Viva is tiny. There are just seven tables with space to cram in maybe 25 to 30 people, yet, on a packed night, it’s buzzing.
It’s dark, too, illuminated by not much more than the flickering candles dotted around the room. It’s a crafty venue for dating, but it’s an equally good setting to catch up with old friends. I was there, this time, for the latter.
Starters here should always be a basket of bread and a big bowl of mixed olives in the middle of the table. Dip your bread in olive oil, spear your olives with a cocktail stick and wash it all down with an ice cold cerveza.

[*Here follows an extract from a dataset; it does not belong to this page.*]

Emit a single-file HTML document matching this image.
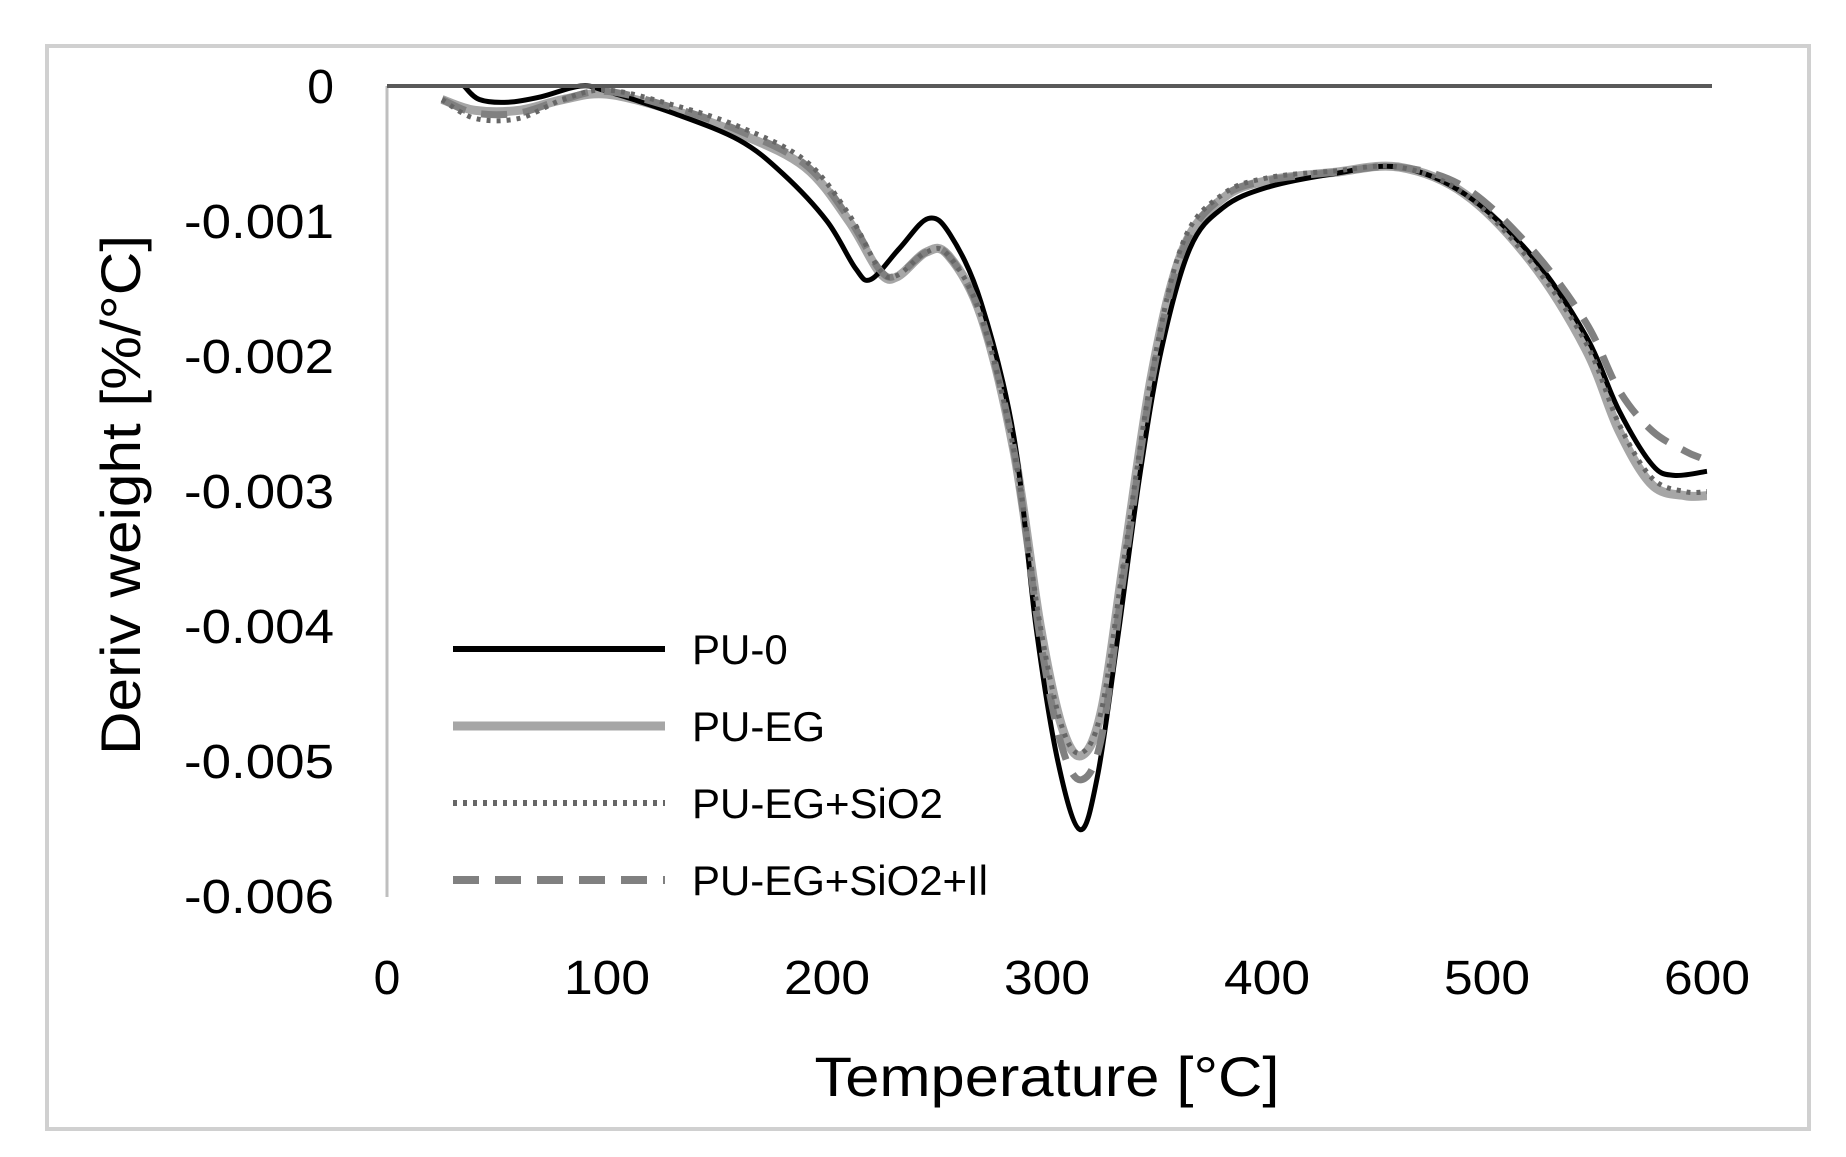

There’s something about tapas that makes for a great evening. It is a very sociable meal, with everyone diving into each other’s food. At Viva, especially, everyone is smiling; there’s a vibe to the place; the conversation flows as freely as the sangria.
Our table is piled high with dishes (all costing around £4 to £6) and it’s pretty much a free-for-all. But I closely guard my pan fried mussels in garlic and chilli. They’re too good to share.

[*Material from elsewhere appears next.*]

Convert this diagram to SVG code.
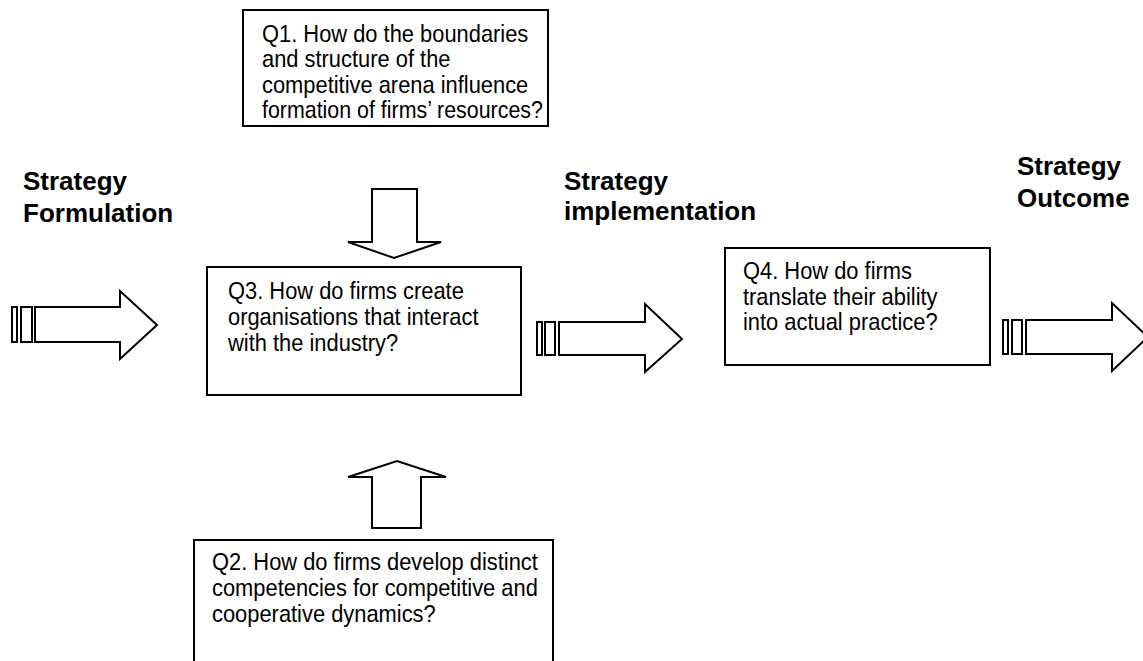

The chorizo frito — spicy Spanish sausage — is tasty, but arrives swimming in oil. The paella Valenciana — described as a traditional style paella with chicken and seafood — is good, too, even though chicken, prawns and squid seem an odd combo.
The lamb casserole in a red wine sauce tastes like home cooking, while the spicy fillet steak, sautéed with spring onions, is tender, as it should be, but too fiery; the heat overpowers the taste of the steak.
There’s not normally room for dessert after three or four dishes, but if you can manage it, try the deep fried custard in batter, flambéed in honey and Cointreau. The carrot cake is excellent and you can’t go wrong with hot choccy fudge cake and ice cream. If you’re too full, you can always share.
An espresso isn’t a bad way to round off the night, especially if, like us, you’ve ploughed through a good few bottles of Spanish red.
You see, that’s the way it goes at Viva España. A meal there, more often than not, turns into a party. It is well worth the trip. Live a little. Call up old friends and make a night of it.